Aksine, suimisal emsal olurmuş gibi, kötü örnekler esas alınarak üstüne gidiliyor. Onun neden aynı vebalı muamelesine tabi tutulmadığı, niye içeri atılmadığı, neden serbestçe dolaşabildiği, hayatına hiçbir şey olmamış gibi nasıl devam edebildiği sorgulanıyor.
Yani onun da hayatı diğerleri gibi karartılsın, o da mağdur edilsin, o da işine gücüne kaldığı yerden devam edemesin, o da süründürülsün, onun da şirketlerine el konsun, onun da çoluk çocuğu açlığa mahkum edilsin isteniyor.
Bu mudur peki?
Sorun; kardeşi Mehmet Dişli FETÖ cuntasının Genelkurmay’daki beyin takımında olmaktan yatarken Şaban Dişli’nin Hollanda’ya büyükelçi atanmasıymış gibi.

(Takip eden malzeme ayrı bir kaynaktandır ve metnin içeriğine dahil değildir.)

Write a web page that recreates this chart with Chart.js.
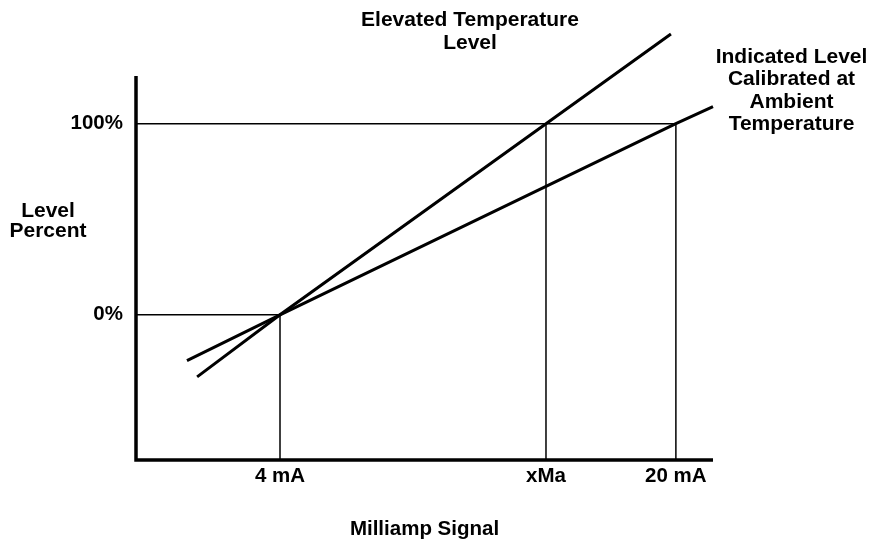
<!DOCTYPE html>
<html>
<head>
<meta charset="utf-8">
<script src="https://cdn.jsdelivr.net/npm/chart.js@4/dist/chart.umd.min.js"></script>
<style>
  html, body { margin: 0; padding: 0; background: #fff; }
  #wrap { width: 884px; height: 544px; position: relative; }
</style>
</head>
<body>
<div id="wrap"><canvas id="levelChart"></canvas></div>
<script>
// tick positions (mA) and labels
const xTickValues = [4, 14.75, 20];
const xTickLabels = ['4 mA', 'xMa', '20 mA'];
const yTickValues = [0, 100];
const yTickLabels = ['0%', '100%'];

// axis extents
const xAxisMin = -1.82, xAxisMax = 21.5;
const yAxisMin = -76, yAxisTop = 125, yScaleMax = 148;

// the two calibration lines (mA, percent)
const elevatedX = [0.65, 4, 14.75, 19.8];
const elevatedY = [-32.5, 0, 100, 147];
const indicatedX = [0.24, 4, 20, 21.5];
const indicatedY = [-24, 0, 100, 109];

const FAMILY = '"Liberation Sans", Arial, sans-serif';

function pts(xs, ys) {
    return xs.map((x, i) => ({ x: x, y: ys[i] }));
}

function thin(data) {
    return { data, borderColor: '#000', borderWidth: 1.5, pointRadius: 0, showLine: true, clip: false };
}

const datasets = [
    // axes frame
    { data: pts([xAxisMin, xAxisMin, xAxisMax], [yAxisTop, yAxisMin, yAxisMin]),
      borderColor: '#000', borderWidth: 3.5, pointRadius: 0, showLine: true, clip: false,
      borderJoinStyle: 'miter' },
    // guide lines
    thin(pts([xAxisMin, xTickValues[2]], [yTickValues[1], yTickValues[1]])),
    thin(pts([xAxisMin, xTickValues[0]], [yTickValues[0], yTickValues[0]])),
    thin(pts([xTickValues[0], xTickValues[0]], [yAxisMin, yTickValues[0]])),
    thin(pts([xTickValues[1], xTickValues[1]], [yAxisMin, yTickValues[1]])),
    thin(pts([xTickValues[2], xTickValues[2]], [yAxisMin, yTickValues[1]])),
    // calibration lines
    { data: pts(elevatedX, elevatedY), borderColor: '#000', borderWidth: 3, pointRadius: 0, showLine: true, clip: false },
    { data: pts(indicatedX, indicatedY), borderColor: '#000', borderWidth: 3, pointRadius: 0, showLine: true, clip: false }
];

const notes = {
    id: 'notes',
    afterDraw(chart) {
        const ctx = chart.ctx;
        ctx.save();
        ctx.font = 'bold 21px ' + FAMILY;
        ctx.fillStyle = '#000';
        ctx.textAlign = 'center';
        ctx.textBaseline = 'middle';
        const blocks = [
            { x: 48, y: 211.5, step: 20, lines: ['Level', 'Percent'] },
            { x: 470, y: 20, step: 23, lines: ['Elevated Temperature', 'Level'] },
            { x: 791.5, y: 57.5, step: 22.2, lines: ['Indicated Level', 'Calibrated at', 'Ambient', 'Temperature'] }
        ];
        blocks.forEach(b => b.lines.forEach((t, i) => ctx.fillText(t, b.x, b.y + i * b.step)));
        ctx.restore();
    }
};

new Chart(document.getElementById('levelChart'), {
    type: 'scatter',
    data: { datasets },
    plugins: [notes],
    options: {
        responsive: true,
        maintainAspectRatio: false,
        animation: false,
        layout: { padding: { left: 0, right: 171, top: 32, bottom: 0 } },
        plugins: { legend: { display: false }, tooltip: { enabled: false } },
        scales: {
            x: {
                type: 'linear', min: xAxisMin, max: xAxisMax,
                grid: { display: false, drawTicks: false }, border: { display: false },
                afterBuildTicks: s => { s.ticks = xTickValues.map(v => ({ value: v })); },
                afterFit: s => { s.height = 84; },
                ticks: {
                    autoSkip: false, maxRotation: 0, padding: 4, color: '#000',
                    font: { family: FAMILY, size: 20.5, weight: 'bold' },
                    callback: (v, i) => xTickLabels[i]
                },
                title: {
                    display: true, text: 'Milliamp Signal', color: '#000', padding: { bottom: 2 },
                    font: { family: FAMILY, size: 20.5, weight: 'bold' }
                }
            },
            y: {
                type: 'linear', min: yAxisMin, max: yScaleMax,
                grid: { display: false, drawTicks: false }, border: { display: false },
                afterBuildTicks: s => { s.ticks = yTickValues.map(v => ({ value: v })); },
                afterFit: s => { s.width = 136; },
                ticks: {
                    padding: 13, color: '#000',
                    font: { family: FAMILY, size: 20.5, weight: 'bold' },
                    callback: (v, i) => yTickLabels[i]
                }
            }
        }
    }
});
</script>
</body>
</html>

Oysa asıl sorun, KHK’lı yakınlarının yargıda kanıtlanmamış fişlenmelerinden bile sülalece sorumlu tutulan, mimlenip bedel ödetilen mağdurların ‘suçun şahsiliği’ ilkesinden neden yararlanamadığı değil midir?
‘Ayrıcalık tanınıyor, dokunulmazlıkları nereden geliyor, kim koruyor, niye el üstünde tutuluyorlar’ eleştirileri, ancak liyakat açısından bir anlam taşıyabilir.

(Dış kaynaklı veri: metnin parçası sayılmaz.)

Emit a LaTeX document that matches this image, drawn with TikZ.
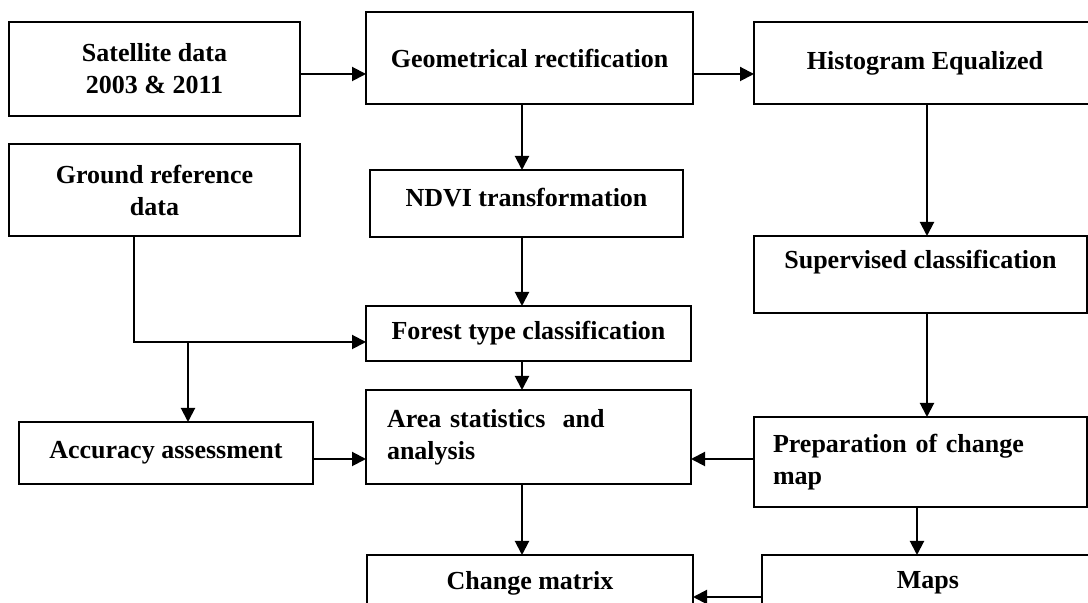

Benzerlerine de aynı hakkın tanınması savunulacakken ‘onların da hakkı yensin’ anlamında söyleniyorsa işin rengi değişmez mi?
Ha, liyakat boyutuna gelirseniz...
Orasını, Ertuğrul Özkök önceki gün yazdı.
Yeni kurulan Turizm Tanıtım ve Geliştirme Ajansı’na, sektörün önde gelen vizyonerlerinden geçici atamalar yapılmış. Aralarında, Cem Kınay gibi isimlerin yanında Fettah Tamince de var. Vay, nasıl olurmuş!...
Tamince’nin kayrıldığına, devlet katında en ziyade iltifata mazhar olduğuna son delil gibi sunuluyor.
Ama liyakate uygun düşmediği için değil yine itiraz.
Özkök’e katılıyorum. Liyakat bakımından Tamince böyle bir kurula atanmayacaktı da kim atanacaktı?
“Rixos gibi artık dünya markası haline gelen bir konsepti yaratan...
Land of Legends gibi dev bir hayal projesini Antalya’ya kazandıran...
Cirque du Soleil’i kuran insanlara işbirliği yapacak kadar yaratıcılığa önem veren bir insan orada olmayacak da kim olacak... Bırakalım artık bu insan harcamacılığını ve hoyratlığını...”
Asıl meseleyi es geçtiği için eksiği var ama liyakat değerlendirmesinde var mı yanlışı?